**What to do**.
Exclude images, then output the remaining data verbatim.
begin Data segment
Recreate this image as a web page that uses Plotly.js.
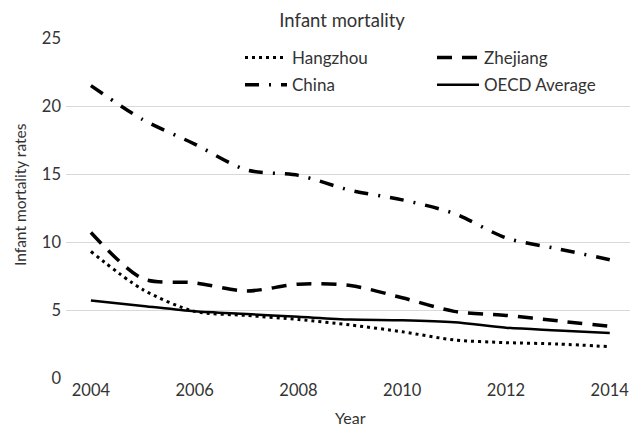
<!DOCTYPE html>
<html>
<head>
<meta charset="utf-8">
<script src="https://cdn.plot.ly/plotly-3.0.1.min.js"></script>
<style>html,body{margin:0;padding:0;background:#fff;}#chart{width:630px;height:427px;}</style>
</head>
<body>
<div id="chart"></div>
<script>
const years = [2004, 2005, 2006, 2007, 2008, 2009, 2010, 2011, 2012, 2013, 2014];
const hangzhou = [9.3, 6.5, 4.9, 4.6, 4.3, 3.9, 3.4, 2.8, 2.6, 2.5, 2.3];
const zhejiang = [10.7, 7.3, 7.0, 6.4, 6.9, 6.8, 5.9, 4.9, 4.6, 4.2, 3.8];
const china = [21.5, 19.0, 17.2, 15.3, 14.9, 13.8, 13.1, 12.1, 10.3, 9.5, 8.7];
const oecd = [5.7, 5.3, 4.9, 4.7, 4.5, 4.3, 4.25, 4.1, 3.7, 3.5, 3.3];
const xTicks = [2004, 2006, 2008, 2010, 2012, 2014];
const yTicks = [0, 5, 10, 15, 20, 25];

const FONT = 'Lato, "Open Sans", sans-serif';
const TXT = '#333333';

const traces = [
  {x: years, y: hangzhou, name: 'Hangzhou', mode: 'lines', legend: 'legend', legendgroup: 'a',
   line: {color: '#000', width: 3, dash: '3px,4px', shape: 'spline', smoothing: 0.8}},
  {x: years, y: china, name: 'China', mode: 'lines', legend: 'legend', legendgroup: 'b',
   line: {color: '#000', width: 3.5, dash: '14px,10px,2px,10px', shape: 'spline', smoothing: 0.8}},
  {x: years, y: zhejiang, name: 'Zhejiang', mode: 'lines', legend: 'legend2', legendgroup: 'c',
   line: {color: '#000', width: 3.5, dash: '15px,10px', shape: 'spline', smoothing: 0.8}},
  {x: years, y: oecd, name: 'OECD Average', mode: 'lines', legend: 'legend2', legendgroup: 'd',
   line: {color: '#000', width: 2.5, shape: 'spline', smoothing: 0.8}}
];

const legendBase = {orientation: 'v', xanchor: 'left', y: 0.994, yanchor: 'top',
  itemwidth: 42, bgcolor: 'rgba(0,0,0,0)', font: {size: 17, color: TXT},
  traceorder: 'grouped', tracegroupgap: 2};

const layout = {
  width: 630, height: 427,
  margin: {l: 66, r: 0, t: 38, b: 49},
  paper_bgcolor: '#fff', plot_bgcolor: '#fff',
  font: {family: FONT, color: TXT, size: 15},
  title: {text: 'Infant mortality', xref: 'container', x: 0.543, xanchor: 'center',
          yref: 'container', y: 1 - 21/427, yanchor: 'middle', font: {size: 18.5, color: TXT}},
  showlegend: true,
  legend: Object.assign({}, legendBase, {x: (240 - 66) / 564}),
  legend2: Object.assign({}, legendBase, {x: (432 - 66) / 564}),
  xaxis: {range: [2003.52, 2014.39], tickvals: xTicks, ticktext: xTicks.map(String),
          showgrid: false, zeroline: false, showline: false, ticks: '',
          tickfont: {size: 16.5, color: TXT}, fixedrange: true},
  yaxis: {range: [0, 25], tickvals: yTicks, showgrid: true, gridcolor: '#d9d9d9', gridwidth: 1,
          zeroline: false, showline: false, ticks: '', ticklabelstandoff: 4,
          tickfont: {size: 16.5, color: TXT}, fixedrange: true},
  annotations: [
    {text: 'Infant mortality rates', xref: 'paper', yref: 'paper', x: (20 - 66) / 564, y: (378 - 194) / 340,
     xanchor: 'center', yanchor: 'middle', textangle: -90, showarrow: false, font: {size: 15.5, color: TXT}},
    {text: 'Year', xref: 'paper', yref: 'paper', x: (350 - 66) / 564, y: (378 - 417) / 340,
     xanchor: 'center', yanchor: 'middle', showarrow: false, font: {size: 16, color: TXT}}
  ]
};

Plotly.newPlot('chart', traces, layout, {displayModeBar: false, staticPlot: true});
</script>
</body>
</html>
end Data segment
**Output of the task**.
Recreate this image as a web page that uses Plotly.js.
<!DOCTYPE html>
<html>
<head>
<meta charset="utf-8">
<script src="https://cdn.plot.ly/plotly-3.0.1.min.js"></script>
<style>html,body{margin:0;padding:0;background:#fff;}#chart{width:630px;height:427px;}</style>
</head>
<body>
<div id="chart"></div>
<script>
const years = [2004, 2005, 2006, 2007, 2008, 2009, 2010, 2011, 2012, 2013, 2014];
const hangzhou = [9.3, 6.5, 4.9, 4.6, 4.3, 3.9, 3.4, 2.8, 2.6, 2.5, 2.3];
const zhejiang = [10.7, 7.3, 7.0, 6.4, 6.9, 6.8, 5.9, 4.9, 4.6, 4.2, 3.8];
const china = [21.5, 19.0, 17.2, 15.3, 14.9, 13.8, 13.1, 12.1, 10.3, 9.5, 8.7];
const oecd = [5.7, 5.3, 4.9, 4.7, 4.5, 4.3, 4.25, 4.1, 3.7, 3.5, 3.3];
const xTicks = [2004, 2006, 2008, 2010, 2012, 2014];
const yTicks = [0, 5, 10, 15, 20, 25];

const FONT = 'Lato, "Open Sans", sans-serif';
const TXT = '#333333';

const traces = [
  {x: years, y: hangzhou, name: 'Hangzhou', mode: 'lines', legend: 'legend', legendgroup: 'a',
   line: {color: '#000', width: 3, dash: '3px,4px', shape: 'spline', smoothing: 0.8}},
  {x: years, y: china, name: 'China', mode: 'lines', legend: 'legend', legendgroup: 'b',
   line: {color: '#000', width: 3.5, dash: '14px,10px,2px,10px', shape: 'spline', smoothing: 0.8}},
  {x: years, y: zhejiang, name: 'Zhejiang', mode: 'lines', legend: 'legend2', legendgroup: 'c',
   line: {color: '#000', width: 3.5, dash: '15px,10px', shape: 'spline', smoothing: 0.8}},
  {x: years, y: oecd, name: 'OECD Average', mode: 'lines', legend: 'legend2', legendgroup: 'd',
   line: {color: '#000', width: 2.5, shape: 'spline', smoothing: 0.8}}
];

const legendBase = {orientation: 'v', xanchor: 'left', y: 0.994, yanchor: 'top',
  itemwidth: 42, bgcolor: 'rgba(0,0,0,0)', font: {size: 17, color: TXT},
  traceorder: 'grouped', tracegroupgap: 2};

const layout = {
  width: 630, height: 427,
  margin: {l: 66, r: 0, t: 38, b: 49},
  paper_bgcolor: '#fff', plot_bgcolor: '#fff',
  font: {family: FONT, color: TXT, size: 15},
  title: {text: 'Infant mortality', xref: 'container', x: 0.543, xanchor: 'center',
          yref: 'container', y: 1 - 21/427, yanchor: 'middle', font: {size: 18.5, color: TXT}},
  showlegend: true,
  legend: Object.assign({}, legendBase, {x: (240 - 66) / 564}),
  legend2: Object.assign({}, legendBase, {x: (432 - 66) / 564}),
  xaxis: {range: [2003.52, 2014.39], tickvals: xTicks, ticktext: xTicks.map(String),
          showgrid: false, zeroline: false, showline: false, ticks: '',
          tickfont: {size: 16.5, color: TXT}, fixedrange: true},
  yaxis: {range: [0, 25], tickvals: yTicks, showgrid: true, gridcolor: '#d9d9d9', gridwidth: 1,
          zeroline: false, showline: false, ticks: '', ticklabelstandoff: 4,
          tickfont: {size: 16.5, color: TXT}, fixedrange: true},
  annotations: [
    {text: 'Infant mortality rates', xref: 'paper', yref: 'paper', x: (20 - 66) / 564, y: (378 - 194) / 340,
     xanchor: 'center', yanchor: 'middle', textangle: -90, showarrow: false, font: {size: 15.5, color: TXT}},
    {text: 'Year', xref: 'paper', yref: 'paper', x: (350 - 66) / 564, y: (378 - 417) / 340,
     xanchor: 'center', yanchor: 'middle', showarrow: false, font: {size: 16, color: TXT}}
  ]
};

Plotly.newPlot('chart', traces, layout, {displayModeBar: false, staticPlot: true});
</script>
</body>
</html>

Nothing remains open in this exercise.